Since the crucifixion and resurrection are central to Christian faith, it is inevitable that there must be some sense of sacrifice lurking. It is not a concept be used too easily these days, although we are quite familiar with the notion of a scapegoat which is often regarded as sacrifice. The point of sacrifice, however, is that you cannot sacrifice yourself: someone other has to finish and that therefore the notion that God offered some has gained ground. Whatever the crucifixion and resurrection are about, they must be about God's actions. The point of a sacrifice, however, is that it is done in place of you. You offer the animal beast (or these days that money or some aspect of your life), instead of another or in place of another. Similarly with the pain. The idea that he bore pain instead of me is not too fanciful to the sufferer.

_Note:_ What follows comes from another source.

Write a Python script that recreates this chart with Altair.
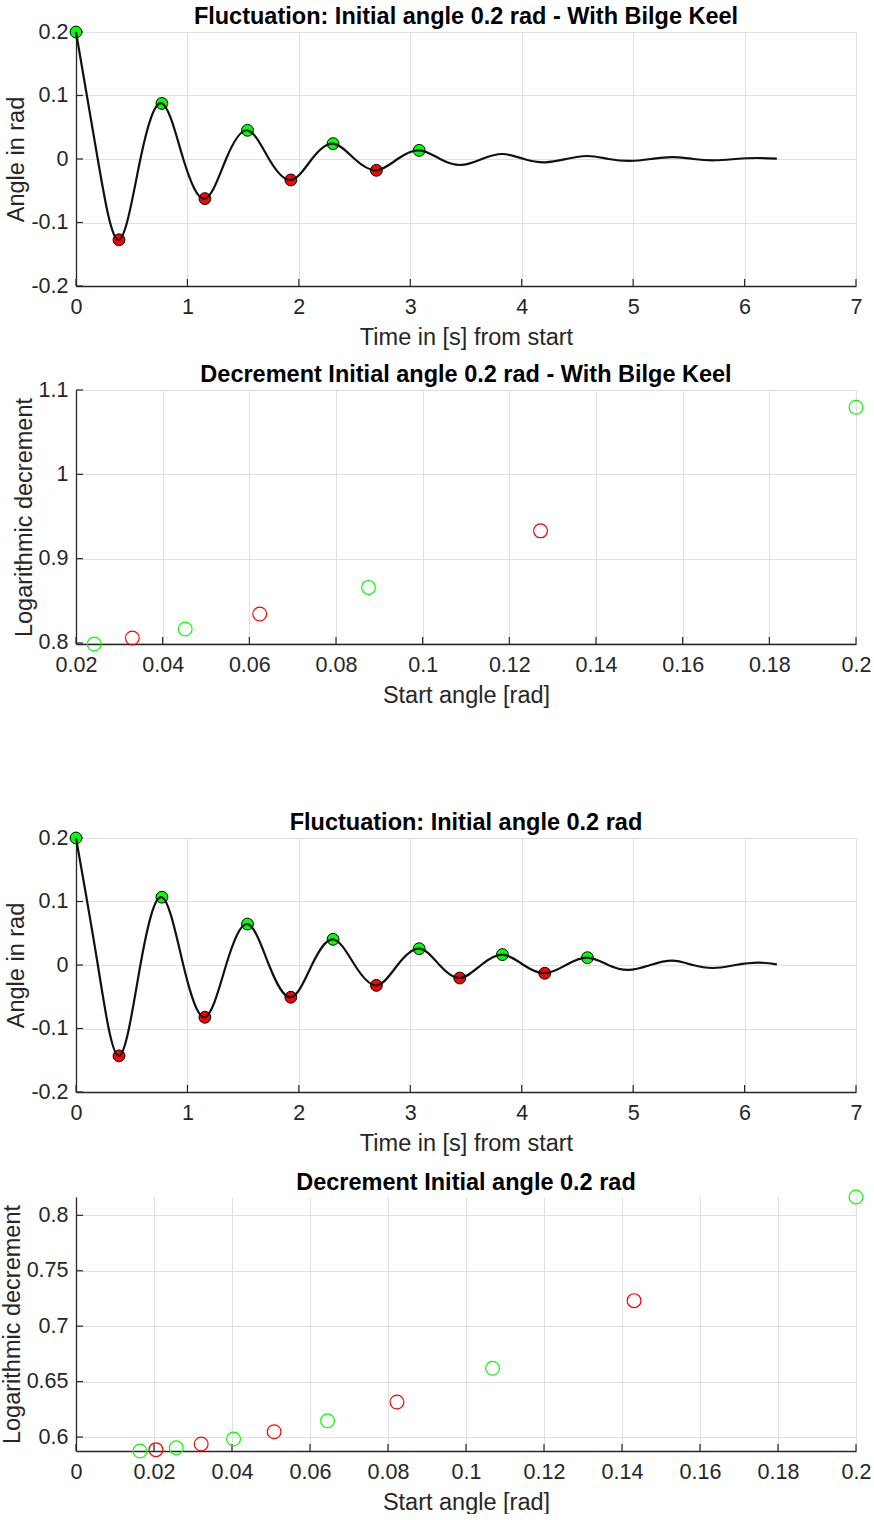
import altair as alt
import pandas as pd

# ---------------- data ----------------
# Panel 1: fluctuation with bilge keel (extrema, zero crossings, end point)
fl1_ext_t = [0.0, 0.386, 0.771, 1.157, 1.539, 1.928, 2.307, 2.696, 3.080,
             3.455, 3.830, 4.210, 4.590, 4.970, 5.350, 5.730, 6.110]
fl1_ext_a = [0.2, -0.1272, 0.0875, -0.0624, 0.0452, -0.0330, 0.0242, -0.0178, 0.0136,
             -0.0094, 0.0079, -0.0052, 0.0047, -0.0031, 0.0031, -0.0020, 0.0016]
fl1_zero_t = [0.195, 0.578, 0.963, 1.347, 1.732, 2.117, 2.501, 2.886, 3.268,
              3.643, 4.020, 4.400, 4.780, 5.160, 5.540, 5.920]
fl1_end_t = [6.29]
fl1_end_a = [0.0005]
fl1_mark_t = [0.0, 0.386, 0.771, 1.157, 1.539, 1.928, 2.307, 2.696, 3.080]
fl1_mark_a = [0.2, -0.1272, 0.0875, -0.0624, 0.0452, -0.0330, 0.0242, -0.0178, 0.0136]
fl1_mark_kind = ["max", "min", "max", "min", "max", "min", "max", "min", "max"]

# Panel 2: decrement with bilge keel
dec1_x = [0.2, 0.1272, 0.0875, 0.0624, 0.0452, 0.0330, 0.0242]
dec1_y = [1.0795, 0.933, 0.8659, 0.8343, 0.8166, 0.8059, 0.7988]
dec1_kind = ["max", "min", "max", "min", "max", "min", "max"]

# Panel 3: fluctuation without bilge keel
fl2_ext_t = [0.0, 0.386, 0.771, 1.157, 1.539, 1.928, 2.307, 2.696, 3.080,
             3.444, 3.827, 4.207, 4.590, 4.960, 5.350, 5.720, 6.120]
fl2_ext_a = [0.2, -0.1431, 0.1068, -0.0823, 0.0645, -0.0508, 0.0404, -0.0321, 0.0257,
             -0.0205, 0.0164, -0.0130, 0.0115, -0.0078, 0.0068, -0.0047, 0.0037]
fl2_zero_t = [0.196, 0.578, 0.963, 1.347, 1.732, 2.117, 2.501, 2.886, 3.262,
              3.636, 4.017, 4.398, 4.775, 5.155, 5.535, 5.920]
fl2_end_t = [6.29]
fl2_end_a = [0.001]
fl2_mark_t = [0.0, 0.386, 0.771, 1.157, 1.539, 1.928, 2.307, 2.696, 3.080, 3.444, 3.827, 4.207, 4.590]
fl2_mark_a = [0.2, -0.1431, 0.1068, -0.0823, 0.0645, -0.0508, 0.0404, -0.0321, 0.0257,
              -0.0205, 0.0164, -0.0130, 0.0115]
fl2_mark_kind = ["max", "min", "max", "min", "max", "min", "max", "min", "max", "min", "max", "min", "max"]

# Panel 4: decrement without bilge keel
dec2_x = [0.2, 0.1431, 0.1068, 0.0823, 0.0645, 0.0508, 0.0404, 0.0321, 0.0257, 0.0205, 0.0164]
dec2_y = [0.8165, 0.723, 0.662, 0.6316, 0.6147, 0.6048, 0.5982, 0.5937, 0.5904, 0.5886, 0.5874]
dec2_kind = ["max", "min", "max", "min", "max", "min", "max", "min", "max", "min", "max"]

# axis ticks / labels
fl_xticks = [0, 1, 2, 3, 4, 5, 6, 7]
fl_yticks = [-0.2, -0.1, 0, 0.1, 0.2]
dec1_xticks = [0.02, 0.04, 0.06, 0.08, 0.1, 0.12, 0.14, 0.16, 0.18, 0.2]
dec1_yticks = [0.8, 0.9, 1, 1.1]
dec2_xticks = [0, 0.02, 0.04, 0.06, 0.08, 0.1, 0.12, 0.14, 0.16, 0.18, 0.2]
dec2_yticks = [0.6, 0.65, 0.7, 0.75, 0.8]

titles = [
    "Fluctuation: Initial angle 0.2 rad - With Bilge Keel",
    "Decrement Initial angle 0.2 rad - With Bilge Keel",
    "Fluctuation: Initial angle 0.2 rad",
    "Decrement Initial angle 0.2 rad",
]

# ---------------- styling ----------------
FONT = "Liberation Sans"
AX = "#262626"
GRID = "#dfdfdf"
W = 780
H = 254
TICK = 7
LBL = 21.5
TTL = 23.5
TOFF = -7

KIND_SCALE = alt.Scale(domain=["max", "min"], range=["#00ff00", "#ff0000"])


def axis(values, title):
    return alt.Axis(values=values, title=title, labelExpr="'' + datum.value",
                    labelOverlap=False, labelFlush=False)


def ticks_layers(xf, yf, xenc, yenc, xvals, yvals, h):
    xt = alt.Chart(pd.DataFrame({xf: xvals})).mark_rule(color=AX, strokeWidth=1.2).encode(
        x=xenc, y=alt.value(h), y2=alt.value(h - TICK))
    yt = alt.Chart(pd.DataFrame({yf: yvals})).mark_rule(color=AX, strokeWidth=1.2).encode(
        y=yenc, x=alt.value(0), x2=alt.value(TICK))
    return xt, yt


def title_params(text):
    return alt.TitleParams(text=text, font=FONT, fontSize=TTL, fontWeight="bold",
                           color="black", anchor="middle", offset=TOFF)


def fluct_panel(ext_t, ext_a, zero_t, end_t, end_a, mt, ma, mk, title):
    line_df = pd.DataFrame({"t": ext_t + zero_t + end_t,
                            "angle": ext_a + [0.0] * len(zero_t) + end_a}).sort_values("t")
    mark_df = pd.DataFrame({"t": mt, "angle": ma, "kind": mk})
    x = alt.X("t:Q", scale=alt.Scale(domain=[0, 7], nice=False, zero=False),
              axis=axis(fl_xticks, "Time in [s] from start"))
    y = alt.Y("angle:Q", scale=alt.Scale(domain=[-0.2, 0.2], nice=False, zero=False),
              axis=axis(fl_yticks, "Angle in rad"))
    xt, yt = ticks_layers("t", "angle", x, y, fl_xticks, fl_yticks, H)
    pts = alt.Chart(mark_df).mark_circle(size=140, opacity=1, stroke="black", strokeWidth=1).encode(
        x=x, y=y, color=alt.Color("kind:N", scale=KIND_SCALE, legend=None))
    line = alt.Chart(line_df).mark_line(interpolate="natural", color="#111111", strokeWidth=2.2).encode(
        x=x, y=y)
    return alt.layer(xt, yt, pts, line).properties(width=W, height=H, title=title_params(title))


def dec_panel(dx, dy, dk, xdom, ydom, xticks, yticks, title):
    df = pd.DataFrame({"start": dx, "dec": dy, "kind": dk})
    x = alt.X("start:Q", scale=alt.Scale(domain=xdom, nice=False, zero=False),
              axis=axis(xticks, "Start angle [rad]"))
    y = alt.Y("dec:Q", scale=alt.Scale(domain=ydom, nice=False, zero=False),
              axis=axis(yticks, "Logarithmic decrement"))
    xt, yt = ticks_layers("start", "dec", x, y, xticks, yticks, H)
    pts = alt.Chart(df).mark_point(shape="circle", size=190, filled=False, strokeWidth=1.2, opacity=1).encode(
        x=x, y=y, color=alt.Color("kind:N", scale=KIND_SCALE, legend=None))
    return alt.layer(xt, yt, pts).properties(width=W, height=H, title=title_params(title))


def spacer(h):
    return alt.Chart(pd.DataFrame({"s": [0]})).mark_point(opacity=0).encode(
        x=alt.value(0), y=alt.value(0)).properties(width=W, height=h)


p1 = fluct_panel(fl1_ext_t, fl1_ext_a, fl1_zero_t, fl1_end_t, fl1_end_a,
                 fl1_mark_t, fl1_mark_a, fl1_mark_kind, titles[0])
p2 = dec_panel(dec1_x, dec1_y, dec1_kind, [0.02, 0.2], [0.7988, 1.1],
               dec1_xticks, dec1_yticks, titles[1])
p3 = fluct_panel(fl2_ext_t, fl2_ext_a, fl2_zero_t, fl2_end_t, fl2_end_a,
                 fl2_mark_t, fl2_mark_a, fl2_mark_kind, titles[2])
p4 = dec_panel(dec2_x, dec2_y, dec2_kind, [0, 0.2], [0.5874, 0.8165],
               dec2_xticks, dec2_yticks, titles[3])

chart = alt.vconcat(p1, spacer(10), p2, spacer(100), p3, spacer(13), p4, spacing=0).properties(
    padding={"left": 0, "top": 4, "right": 0, "bottom": 0}
).configure_view(strokeWidth=0).configure_axis(
    grid=True, gridColor=GRID, gridWidth=1, domainColor=AX, domainWidth=1.3, ticks=False,
    labelFont=FONT, labelFontSize=LBL, labelColor=AX, titleFont=FONT, titleFontSize=TTL,
    titleFontWeight="normal", titleColor=AX, labelFlush=False
).configure_axisX(labelPadding=10, titlePadding=8).configure_axisY(labelPadding=8, titlePadding=2
).configure_concat(spacing=0)

chart.save("out.html", embed_options={"renderer": "svg", "actions": False})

Above all we have these days an idea which I think appeals to a community such as this: this is that we have in Jesus Christ an example of the consequence of integrity and sticking to task in a role which was given not chosen.
Peter Abelard was the Professor of Theology in Paris and is now famous for his love affair with Eloise. What he understood, however, is more profound than many appreciate: if Christ suffered because it was somehow required of his integrity, and then somewhere or other God must be behind it. For God alone is the final source of Truth, the ultimate endorsement of any commitment to integrity. He realises that pain is necessarily involved in that sort of transaction and that if it is not borne by Christ, it will be borne by us. Why should that be? Because the basis of our human existence is a mixture of joy and pain. Someone may be relieved if their partner or friend has died and thus enjoy it, while at the same time not feeling any relief from the pain. There is no learning without suffering
We are here into the roots of our faith. Today we perhaps feel for Abelards position. His argument becomes stronger when we realise that the Christian use is not that God acts instead of us" but on behalf of´ us. Christs death occurred once for all, but is also a process which begins and continues.

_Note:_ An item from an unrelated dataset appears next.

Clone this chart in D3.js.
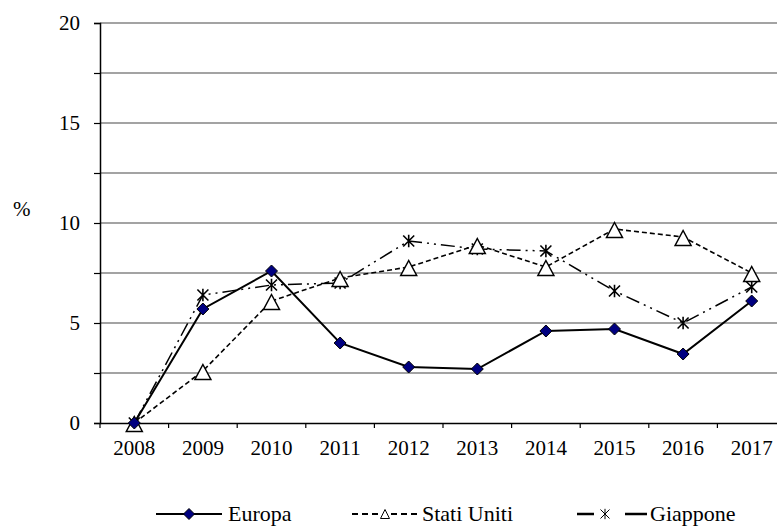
<!DOCTYPE html>
<html>
<head>
<meta charset="utf-8">
<script src="https://cdn.jsdelivr.net/npm/d3@7"></script>
<style>
  html, body { margin: 0; padding: 0; background: #fff; }
  svg { display: block; }
</style>
</head>
<body>
<svg id="chart" width="777" height="526"></svg>
<script>
const years = ["2008","2009","2010","2011","2012","2013","2014","2015","2016","2017"];
const europa = [0, 5.7, 7.6, 4.0, 2.8, 2.7, 4.6, 4.7, 3.45, 6.1];
const statiUniti = [0, 2.6, 6.1, 7.25, 7.8, 8.9, 7.8, 9.7, 9.3, 7.5];
const giappone = [0, 6.4, 6.9, 7.0, 9.1, 8.7, 8.6, 6.6, 5.0, 6.8];
const yTicks = [0, 2.5, 5, 7.5, 10, 12.5, 15, 17.5, 20];
const yLabelTicks = [0, 5, 10, 15, 20];
const seriesNames = ["Europa", "Stati Uniti", "Giappone"];

(function () {
const FONT = "'Liberation Serif', 'Times New Roman', Times, 'DejaVu Serif', serif";
const svg = d3.select("#chart");
const mLeft = 100, mRight = 786, mTop = 23, mBottom = 423;

const x = d3.scaleBand().domain(years).range([mLeft, mRight]);
const y = d3.scaleLinear().domain([0, 20]).range([mBottom, mTop]);
const cx = d => x(d) + x.bandwidth() / 2;

// gridlines
svg.append("g").selectAll("line").data(yTicks.filter(t => t > 0)).join("line")
  .attr("x1", mLeft).attr("x2", mRight)
  .attr("y1", d => y(d)).attr("y2", d => y(d))
  .attr("stroke", "#a3a3a3").attr("stroke-width", 2);

// y axis
const yAxis = d3.axisLeft(y).tickValues(yTicks).tickSize(6).tickFormat("");
const gy = svg.append("g").attr("transform", `translate(${mLeft},0)`).call(yAxis);
gy.select(".domain").attr("stroke", "#000").attr("stroke-width", 1.5);
gy.selectAll(".tick line").attr("stroke", "#000").attr("stroke-width", 1.2);
svg.append("g").selectAll("text").data(yLabelTicks).join("text")
  .attr("x", 80).attr("y", d => y(d) + 7)
  .attr("text-anchor", "end").attr("font-family", FONT).attr("font-size", 21)
  .text(d => d);

// x axis
const xAxis = d3.axisBottom(x).tickSize(0).tickFormat("");
const gx = svg.append("g").attr("transform", `translate(0,${mBottom})`).call(xAxis);
gx.select(".domain").attr("stroke", "#000").attr("stroke-width", 1.5);
svg.append("g").selectAll("line").data(years).join("line")
  .attr("x1", d => x(d)).attr("x2", d => x(d))
  .attr("y1", mBottom).attr("y2", mBottom + 5)
  .attr("stroke", "#000").attr("stroke-width", 1.2);
svg.append("g").selectAll("text").data(years).join("text")
  .attr("x", d => cx(d)).attr("y", 455)
  .attr("text-anchor", "middle").attr("font-family", FONT).attr("font-size", 21)
  .text(d => d);

// % label
svg.append("text").attr("x", 13).attr("y", 216)
  .attr("font-family", FONT).attr("font-size", 21).text("%");

const line = d3.line().x((d, i) => cx(years[i])).y(d => y(d));

const diamondPath = s => `M0,${-s}L${s},0L0,${s}L${-s},0Z`;
const trianglePath = (w, h) => `M0,${-h/2}L${w/2},${h/2}L${-w/2},${h/2}Z`;
const starPath = s => `M${-s},${-s}L${s},${s}M${-s},${s}L${s},${-s}M0,${-s*1.15}L0,${s*1.15}`;

// Giappone
svg.append("path").datum(giappone).attr("d", line)
  .attr("fill", "none").attr("stroke", "#000").attr("stroke-width", 1.5)
  .attr("stroke-dasharray", "14,5,2,5,2,5");
svg.append("g").selectAll("path").data(giappone).join("path")
  .attr("transform", (d, i) => `translate(${cx(years[i])},${y(d)})`)
  .attr("d", starPath(5.5)).attr("fill", "none").attr("stroke", "#000").attr("stroke-width", 1.6);

// Stati Uniti
svg.append("path").datum(statiUniti).attr("d", line)
  .attr("fill", "none").attr("stroke", "#000").attr("stroke-width", 1.6)
  .attr("stroke-dasharray", "5,3");
svg.append("g").selectAll("path").data(statiUniti).join("path")
  .attr("transform", (d, i) => `translate(${cx(years[i])},${y(d) + 1})`)
  .attr("d", trianglePath(16, 15)).attr("fill", "#fff").attr("stroke", "#000").attr("stroke-width", 1.5);

// Europa
svg.append("path").datum(europa).attr("d", line)
  .attr("fill", "none").attr("stroke", "#000").attr("stroke-width", 2);
svg.append("g").selectAll("path").data(europa).join("path")
  .attr("transform", (d, i) => `translate(${cx(years[i])},${y(d)})`)
  .attr("d", diamondPath(6)).attr("fill", "#000080").attr("stroke", "#000").attr("stroke-width", 1);

// Legend
const ly = 514;
const lg = svg.append("g");
lg.append("line").attr("x1", 156).attr("x2", 222).attr("y1", ly).attr("y2", ly)
  .attr("stroke", "#000").attr("stroke-width", 2.2);
lg.append("path").attr("transform", `translate(189,${ly})`).attr("d", diamondPath(5.5))
  .attr("fill", "#000080").attr("stroke", "#000").attr("stroke-width", 1);
lg.append("text").attr("x", 228).attr("y", ly + 7)
  .attr("font-family", FONT).attr("font-size", 22).text(seriesNames[0]);

lg.append("line").attr("x1", 352).attr("x2", 380).attr("y1", ly).attr("y2", ly)
  .attr("stroke", "#000").attr("stroke-width", 2.2).attr("stroke-dasharray", "6,4");
lg.append("line").attr("x1", 391).attr("x2", 418).attr("y1", ly).attr("y2", ly)
  .attr("stroke", "#000").attr("stroke-width", 2.2).attr("stroke-dasharray", "6,4");
lg.append("path").attr("transform", `translate(385,${ly})`).attr("d", trianglePath(9, 9))
  .attr("fill", "#fff").attr("stroke", "#000").attr("stroke-width", 1);
lg.append("text").attr("x", 422).attr("y", ly + 7)
  .attr("font-family", FONT).attr("font-size", 22).text(seriesNames[1]);

lg.append("line").attr("x1", 577).attr("x2", 594).attr("y1", ly).attr("y2", ly)
  .attr("stroke", "#000").attr("stroke-width", 2.5);
lg.append("line").attr("x1", 625).attr("x2", 647).attr("y1", ly).attr("y2", ly)
  .attr("stroke", "#000").attr("stroke-width", 2.5);
lg.append("path").attr("transform", `translate(605,${ly})`).attr("d", starPath(4.5))
  .attr("fill", "none").attr("stroke", "#000").attr("stroke-width", 1);
lg.append("text").attr("x", 650).attr("y", ly + 7)
  .attr("font-family", FONT).attr("font-size", 22).text(seriesNames[2]);
})();
</script>
</body>
</html>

Lets return to the representation of that the crucifixion and its impact on us. There is the story of Baron von Hugel. He found himself looking at a picture of Christ hanging on the wall. The eyes bored into him hard and Jesus seemed to say to him, "All this I have done for you. What have you done for me?"

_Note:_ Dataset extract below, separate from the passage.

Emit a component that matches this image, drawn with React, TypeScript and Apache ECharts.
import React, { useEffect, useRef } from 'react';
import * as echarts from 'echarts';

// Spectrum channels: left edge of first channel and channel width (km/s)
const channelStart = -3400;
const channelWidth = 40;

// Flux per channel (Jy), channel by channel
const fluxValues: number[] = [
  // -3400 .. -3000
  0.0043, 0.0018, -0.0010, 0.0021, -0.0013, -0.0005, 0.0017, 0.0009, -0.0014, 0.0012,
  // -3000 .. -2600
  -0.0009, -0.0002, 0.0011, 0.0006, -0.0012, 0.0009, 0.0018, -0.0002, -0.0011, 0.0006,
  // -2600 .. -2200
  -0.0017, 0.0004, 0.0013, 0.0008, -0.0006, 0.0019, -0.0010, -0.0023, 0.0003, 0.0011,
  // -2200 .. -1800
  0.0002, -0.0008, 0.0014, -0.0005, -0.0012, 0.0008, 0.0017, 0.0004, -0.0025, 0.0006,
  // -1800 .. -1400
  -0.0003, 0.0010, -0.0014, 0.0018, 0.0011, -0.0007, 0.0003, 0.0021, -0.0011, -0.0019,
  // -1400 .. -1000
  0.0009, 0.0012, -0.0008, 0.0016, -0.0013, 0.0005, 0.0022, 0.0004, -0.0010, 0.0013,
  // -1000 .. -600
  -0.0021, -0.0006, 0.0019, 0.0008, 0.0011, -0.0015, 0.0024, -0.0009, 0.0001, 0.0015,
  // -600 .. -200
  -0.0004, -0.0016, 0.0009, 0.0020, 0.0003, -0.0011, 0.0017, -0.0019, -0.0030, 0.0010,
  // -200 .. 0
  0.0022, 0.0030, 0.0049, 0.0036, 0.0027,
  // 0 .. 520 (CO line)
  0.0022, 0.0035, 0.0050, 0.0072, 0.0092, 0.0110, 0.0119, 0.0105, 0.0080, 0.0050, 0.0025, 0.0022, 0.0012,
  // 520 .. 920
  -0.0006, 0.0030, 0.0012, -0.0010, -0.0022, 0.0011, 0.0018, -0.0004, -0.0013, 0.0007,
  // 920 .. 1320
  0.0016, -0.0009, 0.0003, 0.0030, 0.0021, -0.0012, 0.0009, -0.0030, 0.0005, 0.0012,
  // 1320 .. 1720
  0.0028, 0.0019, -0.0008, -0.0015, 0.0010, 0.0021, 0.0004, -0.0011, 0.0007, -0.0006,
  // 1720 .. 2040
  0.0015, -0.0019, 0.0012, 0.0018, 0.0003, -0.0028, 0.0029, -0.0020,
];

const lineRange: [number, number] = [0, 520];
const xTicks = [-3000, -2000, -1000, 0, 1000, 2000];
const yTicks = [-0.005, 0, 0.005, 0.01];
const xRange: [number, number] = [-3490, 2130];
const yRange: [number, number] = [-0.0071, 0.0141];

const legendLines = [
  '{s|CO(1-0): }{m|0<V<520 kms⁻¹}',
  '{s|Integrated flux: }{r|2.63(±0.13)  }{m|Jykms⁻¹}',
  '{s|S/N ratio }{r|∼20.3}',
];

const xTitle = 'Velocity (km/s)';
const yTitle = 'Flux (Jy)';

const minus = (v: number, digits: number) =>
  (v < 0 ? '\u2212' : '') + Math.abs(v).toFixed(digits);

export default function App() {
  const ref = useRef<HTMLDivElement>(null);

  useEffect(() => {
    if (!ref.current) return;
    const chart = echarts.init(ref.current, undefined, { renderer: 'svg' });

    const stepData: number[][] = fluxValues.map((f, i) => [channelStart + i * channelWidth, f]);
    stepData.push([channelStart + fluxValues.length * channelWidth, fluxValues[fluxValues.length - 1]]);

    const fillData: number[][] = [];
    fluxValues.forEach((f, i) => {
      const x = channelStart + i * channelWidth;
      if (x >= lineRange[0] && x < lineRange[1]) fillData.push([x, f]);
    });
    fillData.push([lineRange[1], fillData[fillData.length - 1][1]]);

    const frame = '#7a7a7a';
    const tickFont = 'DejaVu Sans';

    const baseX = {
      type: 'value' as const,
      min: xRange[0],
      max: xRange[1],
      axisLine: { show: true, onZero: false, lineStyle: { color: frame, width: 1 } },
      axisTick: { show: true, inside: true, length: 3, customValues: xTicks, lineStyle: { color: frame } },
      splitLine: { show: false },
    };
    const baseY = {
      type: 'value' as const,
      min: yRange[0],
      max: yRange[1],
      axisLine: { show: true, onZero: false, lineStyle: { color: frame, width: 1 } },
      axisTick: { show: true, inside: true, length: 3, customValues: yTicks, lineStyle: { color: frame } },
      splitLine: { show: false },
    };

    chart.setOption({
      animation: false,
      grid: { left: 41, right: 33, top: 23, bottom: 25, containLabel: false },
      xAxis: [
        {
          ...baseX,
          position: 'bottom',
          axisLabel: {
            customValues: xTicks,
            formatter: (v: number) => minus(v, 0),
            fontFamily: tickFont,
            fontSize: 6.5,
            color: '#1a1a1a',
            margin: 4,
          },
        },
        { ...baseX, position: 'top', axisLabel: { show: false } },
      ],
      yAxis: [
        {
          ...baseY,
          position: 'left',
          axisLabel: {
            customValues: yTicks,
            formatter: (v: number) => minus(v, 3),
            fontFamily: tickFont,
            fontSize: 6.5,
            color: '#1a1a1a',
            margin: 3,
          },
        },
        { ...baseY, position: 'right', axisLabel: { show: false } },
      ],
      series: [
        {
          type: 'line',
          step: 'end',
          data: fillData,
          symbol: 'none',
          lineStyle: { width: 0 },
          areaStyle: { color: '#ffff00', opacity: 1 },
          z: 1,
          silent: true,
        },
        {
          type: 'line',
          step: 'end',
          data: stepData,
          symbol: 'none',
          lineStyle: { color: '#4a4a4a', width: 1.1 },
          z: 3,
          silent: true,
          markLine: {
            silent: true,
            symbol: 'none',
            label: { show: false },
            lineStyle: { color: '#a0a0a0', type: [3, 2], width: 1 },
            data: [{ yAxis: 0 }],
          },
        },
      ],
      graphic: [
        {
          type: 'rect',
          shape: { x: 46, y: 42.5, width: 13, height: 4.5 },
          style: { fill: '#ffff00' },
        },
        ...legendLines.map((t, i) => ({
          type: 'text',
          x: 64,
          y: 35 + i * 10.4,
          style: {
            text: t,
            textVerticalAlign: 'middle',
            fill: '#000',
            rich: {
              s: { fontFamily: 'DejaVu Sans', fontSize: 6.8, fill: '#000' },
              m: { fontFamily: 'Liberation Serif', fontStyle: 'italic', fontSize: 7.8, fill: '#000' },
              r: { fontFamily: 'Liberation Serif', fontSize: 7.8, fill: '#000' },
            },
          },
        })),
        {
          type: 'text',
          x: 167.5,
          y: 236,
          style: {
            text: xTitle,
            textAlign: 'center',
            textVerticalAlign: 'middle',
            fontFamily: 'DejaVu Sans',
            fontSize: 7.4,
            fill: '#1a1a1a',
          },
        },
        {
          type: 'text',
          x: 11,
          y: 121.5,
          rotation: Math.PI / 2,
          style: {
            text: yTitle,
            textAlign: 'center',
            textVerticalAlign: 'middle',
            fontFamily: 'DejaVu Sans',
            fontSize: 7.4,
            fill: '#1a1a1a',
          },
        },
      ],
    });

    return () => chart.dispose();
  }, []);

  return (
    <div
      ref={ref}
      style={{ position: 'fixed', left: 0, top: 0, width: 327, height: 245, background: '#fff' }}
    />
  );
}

Another story nearer our own time is that recorded by Studdert Kennedy, a chaplain in the first world war:
On June 7 1917 I was running to our lines half mad with fright, though running in the right direction, thank God, through what had once been a wooded copse. It was being heavily shelled. As I ran I stumbled and fell over something. I stopped see what it was. It was an undersized, underfed German boy with a wound in his stomach and a hole in his head. I remember muttering " You poor little devil, what had you got to do with it? Not much great blonde Prussian about you". Then there came light. It may have been imagination, but that does not mean that it was not also reality, what is called imagination is often the road to reality. It seemed to me that the boy disappeared, and in his place there lay the Christ upon his cross and cried "inasmuch as you have done it unto the least of these my little ones, ye have done it unto me". From that moment on I have never seen the world as anything but a crucifix.
The immediate impact of the incident directs him not to his head but through his heart to his imagination -- that which makes us humans distinguishable within the animal world. Good Friday remains a time for imagination, when before the cross we too may see the world as a crucifix and respond accordingly.